He, however, noted that the establishment of such a centre was a capital intensive project adding that the Government of Ghana would liaise with the private sector to arrive at a concrete position on the issue.
The Vice President said this when Mrs Cherie Blair, the wife of a former British Prime Minister, paid call on him at the Flagstaff House in Accra.
Mrs Blair said the Government of Ghana should consider initiating the establishment of an African Arbitration Centre in Ghana, and that the Centre should be manned by Africans to deal with the issue of arbitration especially between individual business and mining concerns and governments on the continent.
Such issues had been hitherto had been dealt with by the International Arbitration Court.
Mrs Blair, who led a three member delegation, expressed grave concern about the amounts of monies which African government’s pay to aggrieved parties who win their cases at the Court.
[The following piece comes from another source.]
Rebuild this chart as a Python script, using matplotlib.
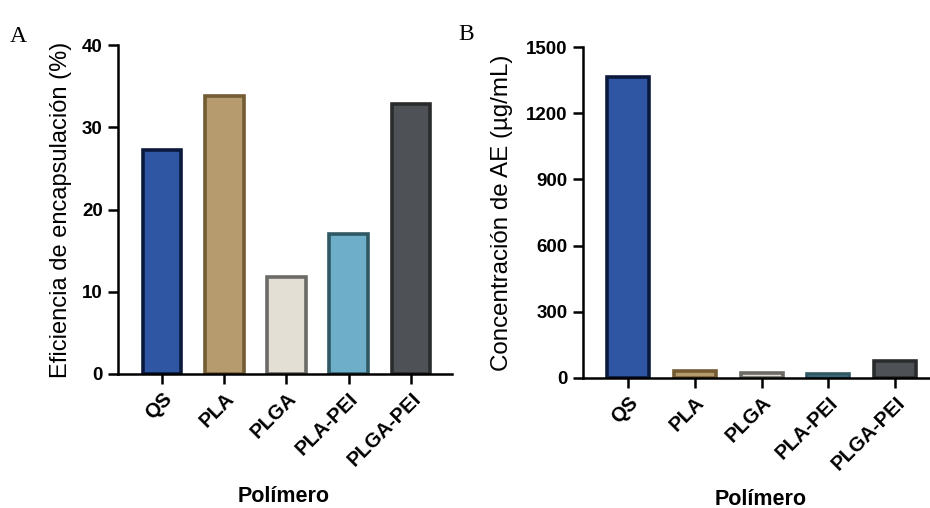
import matplotlib
matplotlib.use("Agg")
import matplotlib.pyplot as plt

categories = ["QS", "PLA", "PLGA", "PLA-PEI", "PLGA-PEI"]
eficiencia = [27.2, 33.8, 11.8, 17.0, 32.8]
concentracion = [1364, 32, 23, 17, 77]
yticks_a = [0, 10, 20, 30, 40]
yticks_b = [0, 300, 600, 900, 1200, 1500]

fills = ["#2E56A3", "#B59B6E", "#E3DFD5", "#6FAEC8", "#4E5155"]
edges = ["#0B1A3C", "#735B33", "#6B6A66", "#2F5863", "#2A2B2D"]

plt.rcParams['font.family'] = ['Liberation Sans', 'DejaVu Sans']

fig = plt.figure(figsize=(9.3, 5.08), dpi=100)
axA = fig.add_axes([118/930, 1-374/508, (452-118)/930, (374-45)/508])
axB = fig.add_axes([583/930, 1-378/508, (930-583)/930, (378-47)/508])

def style(ax, yticks, ylim, xlim, width, vals, ylabel, ylsize, ylx, xlpos):
    x = list(range(len(categories)))
    ax.bar(x, vals, width=width, color=fills, edgecolor=edges, linewidth=2.6, zorder=2)
    ax.set_xlim(*xlim)
    ax.set_ylim(*ylim)
    ax.set_yticks(yticks)
    ax.set_xticks(x)
    ax.set_xticklabels(categories, rotation=45, ha='right', rotation_mode='anchor',
                       fontsize=14.5, fontweight='bold')
    for lbl in ax.get_yticklabels():
        lbl.set_fontsize(13.5)
        lbl.set_fontweight('bold')
    for s in ['top', 'right']:
        ax.spines[s].set_visible(False)
    for s in ['left', 'bottom']:
        ax.spines[s].set_linewidth(1.8)
    ax.tick_params(axis='both', length=7, width=1.8, pad=4)
    ax.set_ylabel(ylabel, fontsize=ylsize)
    ax.yaxis.set_label_coords(ylx, 0.5)
    ax.set_xlabel("Polímero", fontsize=15.5, fontweight='bold')
    ax.xaxis.set_label_coords(*xlpos)
    ax.xaxis.label.set_va('center')
    ax.yaxis.label.set_va('center')

style(axA, yticks_a, (0, 40), (-0.707, 4.66), 0.62, eficiencia,
      "Eficiencia de encapsulación (%)", 17, -0.171, (0.497, -0.372))
style(axB, yticks_b, (0, 1500), (-0.674, 4.52), 0.63, concentracion,
      "Concentración de AE (µg/mL)", 17.4, -0.233, (0.513, -0.366))

fig.text(10/930, 1-42/508, "A", family=['Liberation Serif'], fontsize=17)
fig.text(458/930, 1-40/508, "B", family=['Liberation Serif'], fontsize=17)

fig.savefig("out.png", dpi=100, facecolor="white")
These huge sums of monies, she said, was a drain on the resources of African governments and a consequent inability to undertake requisite infrastructure development to meet the material conditions of the masses of the people, she noted adding that the establishment of the proposed centre would go a long way to build the capacity of local lawyers in international arbitration.
Mrs Blair said with its enviable pedigree as the bastion of democracy in Africa, south of the Sahara, Ghana’s quest to establish a regional centre for arbitration would receive support among the comity of nations.
The former British First Lady also touted the country’s judiciary system, which she claimed was able to deal expeditiously with cases, especially the 2012 election petition.
The Attorney General and the Minister of Justice Mrs Marietta Brew Appiah-Oppong described the idea as a good one stressing that the presence of such a centre in the country will benefit the continent.